The modern wonders we enjoy, the freedoms and privileges and rights we so easily take for granted, all these are made possible through big government.
Please, feel free to drag in the Soviet Union as a bugaboo of massive heavy handed totalitarianism.
At the worst of the Stalin era, it was still infinitely better for the vast majority of Russians than the rule of the most enlightened tsar.
Nazi Germany? Tea partier, please: Remember the Nazis came into power when the industrialists and the bankers sought to curb the labor unionist and communist movements in Germany; they were an effort to prevent the enlargement of governmental control over the rich and powerful.
Once the Nazis were given the keys of the kingdom, they behaved just like the feudal warlords.
And you want to hold up American pioneers as a classic example of rugged individualism, of small scale government succeeding?
Oh, the lies we tell ourselves…
The Americas were colonized by big European governments looking for more money. They arbitrarily granted huge land tracts to their wealthy elites (without consulting the people already living on those lands, of course), who then recruited mercenaries (Spain) or cleared out their poor houses (England) to do the actual colonizing.
They were all meant to be money making propositions from the git-go: Supplying gold and silver and slaves (Spain) or drugs and alcohol (England) to the motherland.
Freedom was absolutely the last thing the owners wanted the workers to be thinking about.
Those gallant founding fathers, the Pilgrims?
Losers in an English civil war.
Religious bigots afraid their children would be corrupted by secular influence.
They borrowed big hunks of cash from landed English gentry to set up colonies in America[2] and were expected to start paying their absentee landlords back almost immediately.
They didn’t come to America looking for wealth (they could have found that abundantly in the far more liberal Netherlands) or freedom (ditto); they came looking for the opportunity to establish a theocracy that they could run with impunity and no interference from the crown.
The history of the Puritans in America is a history of incessant religious strife, draconian punishments for minor infractions, banishment and death for anyone seeking freedom of expression or conscience.
Look at the Salem witch trials: The quintessential example of small government. A moral hysteria produced a local lynch mob mentality that resulted in the deaths of dozens of people[3]; the proceedings came to a screeching halt the moment the colonial governor became aware of it.[4]

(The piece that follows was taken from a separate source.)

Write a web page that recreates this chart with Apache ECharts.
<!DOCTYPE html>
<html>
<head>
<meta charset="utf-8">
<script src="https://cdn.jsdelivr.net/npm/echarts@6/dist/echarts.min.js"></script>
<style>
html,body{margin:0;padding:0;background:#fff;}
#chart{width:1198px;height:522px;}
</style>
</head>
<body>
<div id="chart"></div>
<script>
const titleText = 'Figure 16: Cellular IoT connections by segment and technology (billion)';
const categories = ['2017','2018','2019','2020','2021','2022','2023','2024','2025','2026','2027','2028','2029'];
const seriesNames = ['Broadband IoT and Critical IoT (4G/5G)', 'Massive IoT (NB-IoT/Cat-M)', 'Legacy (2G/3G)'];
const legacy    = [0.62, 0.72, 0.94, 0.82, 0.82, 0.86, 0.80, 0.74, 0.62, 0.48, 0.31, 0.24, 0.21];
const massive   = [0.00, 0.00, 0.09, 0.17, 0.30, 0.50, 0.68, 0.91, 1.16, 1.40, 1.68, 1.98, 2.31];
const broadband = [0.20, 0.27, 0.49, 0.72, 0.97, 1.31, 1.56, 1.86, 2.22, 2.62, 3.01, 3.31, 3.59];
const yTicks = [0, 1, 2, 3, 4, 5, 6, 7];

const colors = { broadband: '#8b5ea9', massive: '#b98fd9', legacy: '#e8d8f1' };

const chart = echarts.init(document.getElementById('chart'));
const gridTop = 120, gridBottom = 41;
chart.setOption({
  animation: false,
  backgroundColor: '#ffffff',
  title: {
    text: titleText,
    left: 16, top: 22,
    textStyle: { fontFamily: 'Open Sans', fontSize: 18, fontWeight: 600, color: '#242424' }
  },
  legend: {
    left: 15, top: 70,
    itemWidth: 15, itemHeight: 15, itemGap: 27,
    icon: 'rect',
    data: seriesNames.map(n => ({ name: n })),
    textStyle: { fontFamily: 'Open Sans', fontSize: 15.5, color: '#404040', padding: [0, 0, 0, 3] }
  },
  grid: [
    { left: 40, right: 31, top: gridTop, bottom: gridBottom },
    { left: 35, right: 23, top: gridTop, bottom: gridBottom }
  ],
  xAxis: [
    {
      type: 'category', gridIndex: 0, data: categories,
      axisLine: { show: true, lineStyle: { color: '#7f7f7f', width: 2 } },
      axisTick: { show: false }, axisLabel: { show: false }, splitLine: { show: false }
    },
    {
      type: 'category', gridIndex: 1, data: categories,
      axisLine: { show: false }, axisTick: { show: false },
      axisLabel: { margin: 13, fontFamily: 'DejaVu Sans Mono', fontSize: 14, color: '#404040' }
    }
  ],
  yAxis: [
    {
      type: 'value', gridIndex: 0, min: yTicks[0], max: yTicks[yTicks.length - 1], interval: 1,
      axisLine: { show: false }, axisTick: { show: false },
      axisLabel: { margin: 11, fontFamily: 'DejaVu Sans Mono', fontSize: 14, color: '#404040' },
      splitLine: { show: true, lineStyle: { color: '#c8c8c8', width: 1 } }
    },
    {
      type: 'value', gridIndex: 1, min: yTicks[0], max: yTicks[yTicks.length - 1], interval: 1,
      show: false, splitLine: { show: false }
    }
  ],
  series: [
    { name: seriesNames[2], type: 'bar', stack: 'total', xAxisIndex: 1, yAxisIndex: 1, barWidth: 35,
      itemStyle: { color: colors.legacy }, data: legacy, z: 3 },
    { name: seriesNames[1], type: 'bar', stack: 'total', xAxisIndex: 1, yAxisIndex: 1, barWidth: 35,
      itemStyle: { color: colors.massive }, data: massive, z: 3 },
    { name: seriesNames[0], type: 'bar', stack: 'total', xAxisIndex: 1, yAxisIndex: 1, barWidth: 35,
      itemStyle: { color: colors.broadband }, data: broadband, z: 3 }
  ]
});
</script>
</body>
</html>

There’s your small government, folks:
Fnck your neighbor. Every man for himself and God against all.
.
.
.
[1] The Romans may have been heavy handed thugs who executed prophets and taxed the s4!t out of everyone, but they were heavy handed thugs who executed prophets and taxed the s4!t out of everyone while keeping the peace, promoting free trade, running the infrastructure, and providing open courts.
[2] And we’re going to leave out all the details about the plague that decimated the Native American population immediately prior to their landing, thus giving them already cleared land and fields they could simply walk in and take over instead of having to develop from scratch.

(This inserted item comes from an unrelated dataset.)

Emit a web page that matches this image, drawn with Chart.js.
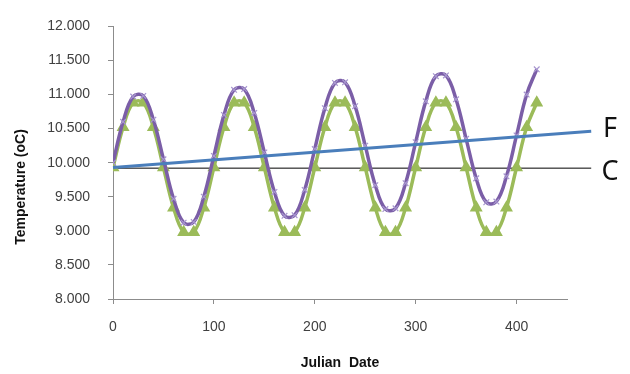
<!DOCTYPE html>
<html>
<head>
<meta charset="utf-8">
<script src="https://cdn.jsdelivr.net/npm/chart.js@4.4.1/dist/chart.umd.min.js"></script>
<style>
  html, body { margin: 0; padding: 0; background: #fff; }
  #wrap { width: 630px; height: 374px; position: relative; }
</style>
</head>
<body>
<div id="wrap"><canvas id="chart"></canvas></div>
<script>
// Julian dates of the samples
const days = [0, 10, 20, 30, 40, 50, 60, 70, 80, 90,
              100, 110, 120, 130, 140, 150, 160, 170, 180, 190,
              200, 210, 220, 230, 240, 250, 260, 270, 280, 290,
              300, 310, 320, 330, 340, 350, 360, 370, 380, 390,
              400, 410, 420];
// purple series (with warming trend)
const tempF = [10.00, 10.60, 10.97, 10.98, 10.63, 10.05, 9.47, 9.12, 9.13, 9.50,
               10.10, 10.70, 11.07, 11.08, 10.73, 10.15, 9.57, 9.22, 9.23, 9.60,
               10.20, 10.80, 11.17, 11.18, 10.83, 10.25, 9.67, 9.32, 9.33, 9.70,
               10.30, 10.90, 11.27, 11.28, 10.93, 10.35, 9.77, 9.42, 9.43, 9.80,
               10.40, 11.00, 11.37];
// green series (constant mean)
const tempC = [9.93, 10.52, 10.88, 10.88, 10.52, 9.93, 9.34, 8.98, 8.98, 9.34,
               9.93, 10.52, 10.88, 10.88, 10.52, 9.93, 9.34, 8.98, 8.98, 9.34,
               9.93, 10.52, 10.88, 10.88, 10.52, 9.93, 9.34, 8.98, 8.98, 9.34,
               9.93, 10.52, 10.88, 10.88, 10.52, 9.93, 9.34, 8.98, 8.98, 9.34,
               9.93, 10.52, 10.88];
// straight reference lines F and C
const lineDays = [0, 474];
const lineF = [9.93, 10.46];
const lineC = [9.92, 9.92];

const xTicks = [0, 100, 200, 300, 400];
const yTicks = [8, 8.5, 9, 9.5, 10, 10.5, 11, 11.5, 12];

const pts = (xs, ys) => xs.map((x, i) => ({ x: x, y: ys[i] }));

const labelPlugin = {
    id: 'sideLabels',
    afterDraw(chart) {
        const ctx = chart.ctx;
        const y = chart.scales.y;
        ctx.save();
        ctx.fillStyle = '#111';
        ctx.font = '27px "Noto Sans"';
        ctx.textAlign = 'center';
        ctx.textBaseline = 'middle';
        ctx.fillText('F', 610, y.getPixelForValue(lineF[1]) - 2);
        ctx.fillText('C', 610, y.getPixelForValue(lineC[1]) + 4);
        // y axis title
        ctx.font = 'bold 14px "Liberation Sans"';
        ctx.translate(21, 187);
        ctx.rotate(-Math.PI / 2);
        ctx.fillText('Temperature (oC)', 0, 0);
        ctx.restore();
    }
};

const tickColor = '#404040';
const axisColor = '#8c8c8c';

new Chart(document.getElementById('chart').getContext('2d'), {
    type: 'line',
    data: {
        datasets: [
            {
                label: 'F',
                data: pts(lineDays, lineF),
                borderColor: '#4a7ebb',
                borderWidth: 3,
                pointRadius: 0,
                clip: false
            },
            {
                label: 'purple',
                data: pts(days, tempF),
                borderColor: '#7b5ea7',
                borderWidth: 3.5,
                tension: 0.4,
                pointStyle: 'crossRot',
                pointRadius: 4,
                pointBorderWidth: 1.2,
                pointBorderColor: '#a796cf'
            },
            {
                label: 'green',
                data: pts(days, tempC),
                borderColor: '#9bbb59',
                borderWidth: 3.5,
                tension: 0.4,
                pointStyle: 'triangle',
                pointRadius: 4,
                pointBackgroundColor: '#9bbb59',
                pointBorderColor: '#9bbb59'
            },
            {
                label: 'C',
                data: pts(lineDays, lineC),
                borderColor: '#000',
                borderWidth: 1,
                pointRadius: 0,
                clip: false
            }
        ]
    },
    plugins: [labelPlugin],
    options: {
        responsive: true,
        maintainAspectRatio: false,
        animation: false,
        layout: { padding: { left: 0, right: 63, top: 15, bottom: 0 } },
        plugins: {
            legend: { display: false },
            tooltip: { enabled: false }
        },
        scales: {
            x: {
                type: 'linear',
                min: 0,
                max: 450,
                afterBuildTicks: s => { s.ticks = xTicks.map(v => ({ value: v })); },
                afterFit: s => { s.height = 75; },
                grid: { drawOnChartArea: false, tickLength: 5, color: axisColor },
                border: { color: axisColor },
                ticks: { padding: 15, color: tickColor, font: { family: 'Liberation Sans', size: 14 } },
                title: {
                    display: true,
                    text: 'Julian  Date',
                    color: '#111',
                    padding: { top: 0, bottom: 2 },
                    font: { family: 'Liberation Sans', size: 14, weight: 'bold' }
                }
            },
            y: {
                min: 8,
                max: 12,
                afterBuildTicks: s => { s.ticks = yTicks.map(v => ({ value: v })); },
                afterFit: s => { s.width = 113; },
                grid: { drawOnChartArea: false, tickLength: 5, color: axisColor },
                border: { color: axisColor },
                ticks: {
                    padding: 18,
                    color: tickColor,
                    font: { family: 'Liberation Sans', size: 14 },
                    callback: v => v.toFixed(3)
                }
            }
        }
    }
});
</script>
</body>
</html>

[3] In addition to those executed, some died in prison awaiting trial, and one poor wretch died after being found not guilty but denied release because the jailor demanded she pay for the expense of imprisoning her!

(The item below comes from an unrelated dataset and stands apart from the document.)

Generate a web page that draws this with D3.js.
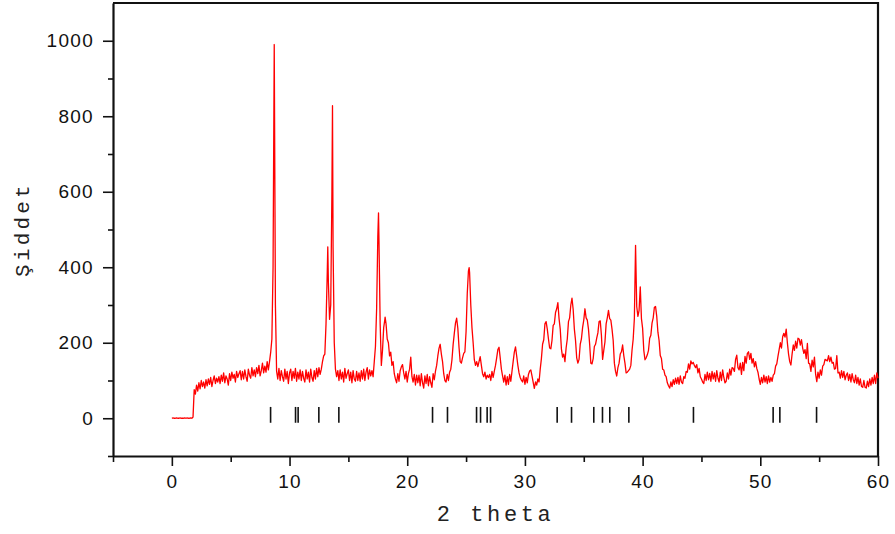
<!DOCTYPE html>
<html>
<head>
<meta charset="utf-8">
<script src="https://cdn.jsdelivr.net/npm/d3@7"></script>
<style>
  body { margin: 0; background: #fff; }
  .tick text { font-family: Arial, "Liberation Sans", sans-serif; }
</style>
</head>
<body>
<div id="container"></div>
<script>
/* DATA */
// intensity, one value every 0.1 degree from 0 to 60
const stepDeg = 0.1;
const counts = [
  0,1,0,0,1,0,0,1,0,0,
  0,1,0,1,0,0,1,0,3,76,
  64,88,72,94,78,100,84,96,80,102,
  86,104,90,108,84,100,112,92,106,96,
  110,92,114,98,120,94,112,104,88,118,
  100,122,106,116,96,124,108,118,126,102,
  124,104,128,110,98,130,114,106,134,112,
  128,110,134,118,140,112,126,146,120,138,
  122,150,128,150,175,210,400,990,300,125,
  104,132,100,126,110,98,130,104,124,92,
  120,130,100,124,106,132,98,122,104,128,
  100,124,106,96,128,104,122,96,130,108,
  98,126,104,132,110,134,116,130,150,165,
  170,250,380,360,262,300,600,450,200,130,
  110,126,100,128,104,122,96,132,106,118,
  128,100,122,94,126,104,98,124,100,120,
  98,126,104,130,100,122,134,104,128,112,
  126,110,150,190,290,480,470,250,140,180,
  240,262,250,210,200,165,175,140,150,118,
  104,94,118,98,126,136,142,120,104,124,
  96,118,130,162,110,96,116,88,114,94,
  114,86,118,94,80,112,92,116,86,110,
  94,82,118,102,125,140,165,185,196,170,
  150,118,100,96,116,100,122,130,155,195,
  225,252,265,238,188,150,146,160,172,176,
  230,330,390,385,300,240,200,155,140,150,
  137,150,163,140,118,110,122,104,114,108,
  116,100,124,108,125,140,160,182,188,160,
  130,112,96,114,88,110,90,116,98,124,
  150,175,189,165,140,120,108,101,96,112,
  90,108,94,116,125,128,112,96,79,96,
  88,104,96,130,158,196,208,250,256,236,
  210,186,184,206,246,250,280,290,306,264,
  236,184,162,170,150,186,210,256,266,300,
  318,288,236,206,160,146,156,196,210,240,
  260,290,266,260,236,196,146,144,158,190,
  196,212,226,256,258,220,156,180,202,250,
  266,286,264,260,236,206,146,124,112,134,
  146,170,176,194,166,146,120,122,126,130,
  140,180,210,265,458,296,270,286,348,264,
  238,180,155,160,168,180,212,220,252,266,
  294,296,270,228,206,166,158,130,128,114,
  110,94,86,80,96,84,102,90,106,92,
  108,90,112,96,92,110,106,124,122,144,
  130,152,144,148,140,134,142,120,132,110,
  104,96,92,116,100,122,102,119,98,124,
  104,120,98,126,106,96,122,100,128,108,
  94,98,120,104,130,114,134,132,124,156,
  167,134,128,146,116,148,126,164,146,172,
  176,156,172,146,158,136,150,132,122,104,
  90,108,94,114,96,110,92,112,96,108,
  98,114,118,138,144,164,182,200,186,216,
  225,215,236,200,170,150,141,170,194,180,
  204,186,212,210,194,208,186,172,182,158,
  198,146,144,124,154,136,162,116,97,122,
  106,128,114,138,142,156,154,152,166,150,
  162,146,148,130,132,166,120,122,106,126,
  108,124,102,114,120,100,116,96,118,102,
  94,114,92,108,88,104,84,82,100,82,
  80,98,84,104,88,108,92,114,92,120,
  106
];
// sharp maxima that fall between the 0.1 degree samples
const apexAngle = [13.25, 13.65, 17.56, 18.12, 25.26];
const apexCounts = [454, 828, 544, 268, 399];

// reference reflection positions (2 theta)
const refPeaks = [8.39, 10.51, 10.73, 12.49, 14.19, 22.15, 23.42, 25.89, 26.23, 26.79, 27.08,
  32.74, 33.96, 35.85, 36.59, 37.21, 38.83, 44.32, 51.09, 51.66, 54.78];

const xMajor = [0, 10, 20, 30, 40, 50, 60];
const xMinor = [-5, 5, 15, 25, 35, 45, 55];
const yMajor = [0, 200, 400, 600, 800, 1000];
const yMinor = [-100, 100, 300, 500, 700, 900];

/* CONSTANTS */
const width = 895,
  height = 534,
  margin = {top: 3, bottom: 78, left: 113, right: 17};

const scan = counts.map((c, i) => ({a: +(i * stepDeg).toFixed(2), c}))
  .concat(apexAngle.map((a, i) => ({a, c: apexCounts[i]})))
  .sort((p, q) => p.a - q.a);

/* SCALES */
const xScale = d3.scaleLinear()
  .domain([-5, 60])
  .range([margin.left, width - margin.right]);

const yScale = d3.scaleLinear()
  .domain([-100, 1100])
  .range([height - margin.bottom, margin.top]);

/* HTML ELEMENTS */
const svg = d3.select("#container")
  .append("svg")
  .attr("width", width)
  .attr("height", height);

// frame (top + right)
svg.append("path")
  .attr("d", `M${margin.left},${margin.top}H${width - margin.right}V${height - margin.bottom}`)
  .attr("fill", "none")
  .attr("stroke", "#111")
  .attr("stroke-width", 2.2);

// minor ticks
svg.append("g")
  .attr("transform", `translate(0,${height - margin.bottom})`)
  .call(d3.axisBottom(xScale).tickValues(xMinor).tickSize(6).tickFormat(""))
  .call(g => g.select(".domain").remove())
  .selectAll("line").attr("stroke", "#111").attr("stroke-width", 1.6);

svg.append("g")
  .attr("transform", `translate(${margin.left},0)`)
  .call(d3.axisLeft(yScale).tickValues(yMinor).tickSize(5).tickFormat(""))
  .call(g => g.select(".domain").remove())
  .selectAll("line").attr("stroke", "#111").attr("stroke-width", 1.6);

// major axes
const xAxis = svg.append("g")
  .attr("transform", `translate(0,${height - margin.bottom})`)
  .call(d3.axisBottom(xScale).tickValues(xMajor).tickFormat(d3.format("d"))
    .tickSize(10).tickSizeOuter(0).tickPadding(9));

const yAxis = svg.append("g")
  .attr("transform", `translate(${margin.left},0)`)
  .call(d3.axisLeft(yScale).tickValues(yMajor).tickFormat(d3.format("d"))
    .tickSize(10).tickSizeOuter(0).tickPadding(9));

[xAxis, yAxis].forEach(ax => {
  ax.select(".domain").attr("stroke", "#111").attr("stroke-width", 2.2);
  ax.selectAll("line").attr("stroke", "#111").attr("stroke-width", 1.6);
  ax.selectAll("text")
    .attr("fill", "#111")
    .style("font-size", "19px")
    .style("letter-spacing", "1.3px");
});

// reference sticks
svg.append("g")
  .selectAll("line")
  .data(refPeaks)
  .join("line")
  .attr("x1", d => xScale(d))
  .attr("x2", d => xScale(d))
  .attr("y1", yScale(30))
  .attr("y2", yScale(-12))
  .attr("stroke", "#111")
  .attr("stroke-width", 1.6);

// scan line
const line = d3.line()
  .x(d => xScale(d.a))
  .y(d => yScale(d.c));

svg.append("path")
  .datum(scan)
  .attr("d", line)
  .attr("fill", "none")
  .attr("stroke", "#ff0000")
  .attr("stroke-width", 1.3)
  .attr("stroke-linejoin", "round");

// axis titles
svg.append("text")
  .attr("x", (margin.left + width - margin.right) / 2)
  .attr("y", 521)
  .attr("text-anchor", "middle")
  .style("font-family", "'Courier New', 'Liberation Mono', monospace")
  .style("font-size", "22px")
  .style("letter-spacing", "3.6px")
  .attr("fill", "#222")
  .text("2 theta");

svg.append("text")
  .attr("transform", `translate(28.5,${(margin.top + height - margin.bottom) / 2}) rotate(-90)`)
  .attr("text-anchor", "middle")
  .style("font-family", "'Courier New', 'Liberation Mono', monospace")
  .style("font-size", "21px")
  .style("letter-spacing", "3.2px")
  .attr("fill", "#222")
  .text("Şiddet");
</script>
</body>
</html>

[4] Historian Rodney Stark has documented that the great witch hunts of Europe were the result of the breakdown of centralized authority during times of war; that in the absence of a larger stabilizing government or religious hierarchy, local authorities could be easily led astray or else intimidated by professional witch hunters with their own agendas. The moment the crown or the Vatican got involved the hunts stopped; Rome in particular had no desire to validate witchcraft, paganism, or Satanism by treating them seriously enough to be worthy of persecution.